Unlike major urban areas like Tokyo or Kyoto, where public transit is plentiful and efficient, there are few options for getting around the countryside. The train line that connected Shimane's towns to neighboring Hiroshima prefecture ceased operating in April.
And unlike in the past, adult children no longer typically live with — or even near — their parents, leaving them to go grocery shopping or visit the doctor on their own.
"A lot of drivers in their late 70s or 80s need to drive to conduct their daily lives," said Masabumi Tokoro, a professor of psychology at Rissho University in Tokyo who has studied such drivers. "It's very difficult for them to give up their driver's licenses. This is becoming a social problem, especially in rural areas."
Those who favor imposing more restrictions on elderly drivers say the danger of accidents outweighs any concerns about lifestyle. What's more, they say, the new traffic law focuses too narrowly on cognitive abilities, when so many other factors, including loss of vision or deteriorating reflexes and motor skills, could affect performance.
"Isn't it necessary to introduce a system in which drivers are compelled to surrender their driver's licenses in cases where they lack various abilities?" read a January editorial in the newspaper Sankei. "It's too late to regret once an accident is caused."

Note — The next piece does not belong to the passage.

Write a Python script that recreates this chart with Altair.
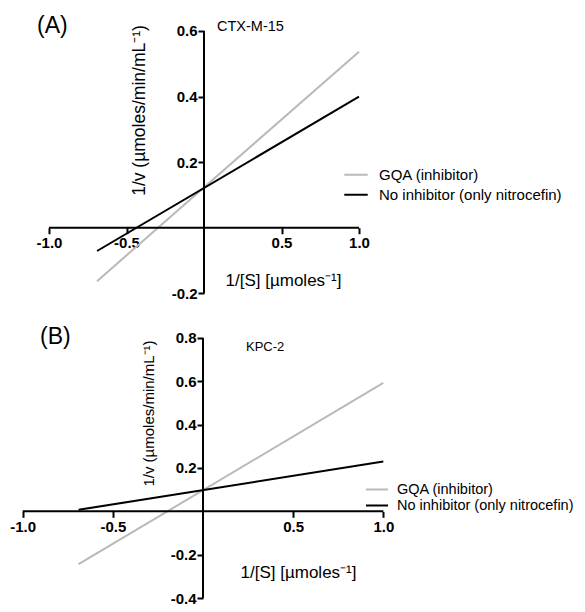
import altair as alt
import pandas as pd

# ---------------- data ----------------
series_names = ["GQA (inhibitor)", "No inhibitor (only nitrocefin)"]
series_colors = ["#b9b9b9", "#000000"]
x_ends = [-0.69, 1.0]
a_gqa = [-0.163, 0.537]
a_none = [-0.071, 0.400]
b_gqa = [-0.244, 0.593]
b_none = [0.007, 0.230]
x_ticks = [-1.0, -0.5, 0.5, 1.0]
a_y_ticks = [-0.2, 0.2, 0.4, 0.6]
b_y_ticks = [-0.4, -0.2, 0.2, 0.4, 0.6, 0.8]
panel_labels = ["(A)", "(B)"]
enzymes = ["CTX-M-15", "KPC-2"]
x_title = "1/[S] [µmoles⁻¹]"
y_title = "1/v (µmoles/min/mL⁻¹)"

FONT = "Liberation Sans"
W = 569
LABEL_EXPR = "(datum.value < 0 ? '-' : '') + format(abs(datum.value), '.1f')"


def panel(gqa, none, y_ticks, xdom, ydom, H, label, enzyme, enz_dx, enz_dy, enz_size,
          label_xy, xtitle_c, ytitle_c, ytitle_size, legend_xy, legend_clip,
          legend_sym, legend_font, legend_off):
    x0px = W * (0 - xdom[0]) / (xdom[1] - xdom[0])
    y0px = H * (ydom[1] - 0) / (ydom[1] - ydom[0])

    df = pd.DataFrame({
        "x": x_ends + x_ends,
        "y": gqa + none,
        "series": [series_names[0]] * 2 + [series_names[1]] * 2,
    })
    xs = alt.Scale(domain=xdom, nice=False, zero=False)
    ys = alt.Scale(domain=ydom, nice=False, zero=False)

    xaxis = alt.Axis(
        values=x_ticks, labelExpr=LABEL_EXPR, offset=-(H - y0px), domain=False, grid=False,
        ticks=True, tickSize=6, tickWidth=2, tickColor="black", tickOpacity=1,
        labelFont=FONT, labelFontSize=15, labelFontWeight="bold", labelColor="black",
        labelPadding=2, labelFlush=False, labelOverlap=False,
        title=x_title, titleFont=FONT, titleFontSize=17, titleFontWeight="normal",
        titleColor="black", titleX=xtitle_c[0], titleY=xtitle_c[1] - y0px,
        titleAlign="center", titleBaseline="middle", titleAngle=0,
    )
    yaxis = alt.Axis(
        values=y_ticks, labelExpr=LABEL_EXPR, offset=-x0px, domain=False, grid=False,
        ticks=True, tickSize=6, tickWidth=2, tickColor="black", tickOpacity=1,
        labelFont=FONT, labelFontSize=15, labelFontWeight="bold", labelColor="black",
        labelPadding=1, labelOverlap=False, labelFlush=False,
        title=y_title, titleFont=FONT, titleFontSize=ytitle_size, titleFontWeight="normal",
        titleColor="black", titleX=ytitle_c[0] - x0px, titleY=ytitle_c[1],
        titleAlign="center", titleBaseline="middle", titleAngle=270,
    )
    X = lambda f: alt.X(f, scale=xs, axis=xaxis)
    Y = lambda f: alt.Y(f, scale=ys, axis=yaxis)

    lines = alt.Chart(df).mark_line(strokeWidth=2).encode(
        x=X("x:Q"),
        y=Y("y:Q"),
        color=alt.Color(
            "series:N",
            scale=alt.Scale(domain=series_names, range=series_colors),
            legend=alt.Legend(
                title=None, orient="none", legendX=legend_xy[0], legendY=legend_xy[1],
                symbolType="stroke", symbolStrokeWidth=2, symbolSize=legend_sym,
                labelFont=FONT, labelFontSize=legend_font, labelColor="black", labelLimit=400,
                rowPadding=0, clipHeight=legend_clip, padding=0, labelOffset=legend_off,
            ),
        ),
        detail="series:N",
    )

    xrule = alt.Chart(pd.DataFrame({"x": [x_ticks[0]], "x2": [x_ticks[-1]], "y": [0.0]})).mark_rule(
        color="black", strokeWidth=2
    ).encode(x=X("x:Q"), x2="x2:Q", y=Y("y:Q"))
    yrule = alt.Chart(pd.DataFrame({"x": [0.0], "y": [y_ticks[0]], "y2": [y_ticks[-1]]})).mark_rule(
        color="black", strokeWidth=2
    ).encode(x=X("x:Q"), y=Y("y:Q"), y2="y2:Q")

    enz = alt.Chart(pd.DataFrame({"x": [0.0], "y": [y_ticks[-1]], "t": [enzyme]})).mark_text(
        align="left", baseline="middle", dx=enz_dx, dy=enz_dy, font=FONT, fontSize=enz_size, color="black"
    ).encode(x=X("x:Q"), y=Y("y:Q"), text="t:N")

    lab = alt.Chart(pd.DataFrame({"x": [xdom[0]], "y": [ydom[1]], "t": [label]})).mark_text(
        align="left", baseline="middle", dx=label_xy[0], dy=label_xy[1], font=FONT, fontSize=23,
        color="black"
    ).encode(x=X("x:Q"), y=Y("y:Q"), text="t:N")

    return alt.layer(lines, xrule, yrule, enz, lab).properties(width=W, height=H)


# Panel A geometry (chart-local pixels)
HA = 307
pa = panel(
    a_gqa, a_none, a_y_ticks,
    xdom=[-1 - 41 / 155, 1 + 218 / 155],
    ydom=[-0.2 - (HA - 285.3) / 327.9, 0.6 + 23 / 327.9],
    H=HA, label=panel_labels[0], enzyme=enzymes[0], enz_dx=13, enz_dy=-4, enz_size=14.5,
    label_xy=(29, 18), xtitle_c=(275, 272), ytitle_c=(131, 102), ytitle_size=17.5,
    legend_xy=(335, 157), legend_clip=19.5, legend_sym=550, legend_font=15, legend_off=10,
)

HB = 289
pb = panel(
    b_gqa, b_none, b_y_ticks,
    xdom=[-1 - 14.7 / 180.3, 1 + (W - 375.3) / 180.3],
    ydom=[-0.4 - (HB - 283) / 216.7, 0.8 + 23 / 216.7],
    H=HB, label=panel_labels[1], enzyme=enzymes[1], enz_dx=43, enz_dy=9, enz_size=13,
    label_xy=(32, 22), xtitle_c=(290, 257), ytitle_c=(140, 98), ytitle_size=15,
    legend_xy=(357, 167), legend_clip=15, legend_sym=484, legend_font=14.5, legend_off=8,
)

chart = alt.vconcat(pa, pb, spacing=0).resolve_scale(
    color="independent"
).resolve_legend(color="independent").properties(padding=0).configure_view(stroke=None)

chart.save("out.html", embed_options={"renderer": "svg", "actions": False})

As Japan's low birthrate and resistance to immigration have contributed to a steady decline in the population, rural areas have experienced the most drastic shrinkages. With fewer customers, local businesses and services have shut down, forcing residents who remain to go farther for a pint of milk.
An exodus of working-age people from rural areas like Shimane, which has the second lowest population of Japan's 47 prefectures, has left few people to drive buses, taxis or delivery trucks that could support residents who have given up their cars.
In Kawamoto, a town of 3,333 people, of whom 45 percent are older than 65 (and nine are over 100), there are only three taxis and the buses run just once every two hours. Many residents "feel like they have to be independent and protect their own lifestyles," said the mayor, Minoru Miyake.
Noboru Moriwaki, 90, said he had no imminent plans to give up driving.
He and his wife, Yukiko, 86, live up a curvy hill on the outskirts of Kawamoto. A few times a week, Moriwaki, a retired school principal with a corona of wispy white hair and a forehead festooned with liver spots, drives his 2002 stick-shift Toyota Corolla to the grocery store, bank or library. Once a month, he takes his wife to the hospital.
"If you can't drive," said Moriwaki, "you can't get on with your life." A history buff and avid gardener, Moriwaki said the cognitive tests that accompany driver's license renewal were "easy."
On a recent afternoon at a driving school in Hamada, one of 12 in Shimane that administer the cognitive assessments, officials demonstrated a sample test. Drivers look at various pictures and then recall and describe them several minutes later. Those who get less than half correct are referred to doctors.
Specialists in dementia say that some people may be forced to give up licenses even when they are still capable of driving.
"It is a misunderstanding of society that if someone has dementia, he becomes a totally different person," said Heii Arai, a professor of psychiatry and chairman of the Juntendo Graduate School of Medicine.
Arai said that instead of forcing older drivers to quit, the government should install infrastructure such as guard rails along the sides of roads and near schools to help prevent accidents.
Some doctors say they must consider how integral driving can be to an elderly person's emotional well-being.
"They feel as if they have no value after surrendering their licenses," said Naoto Kamimura, a psychiatrist and lecturer at Kochi University.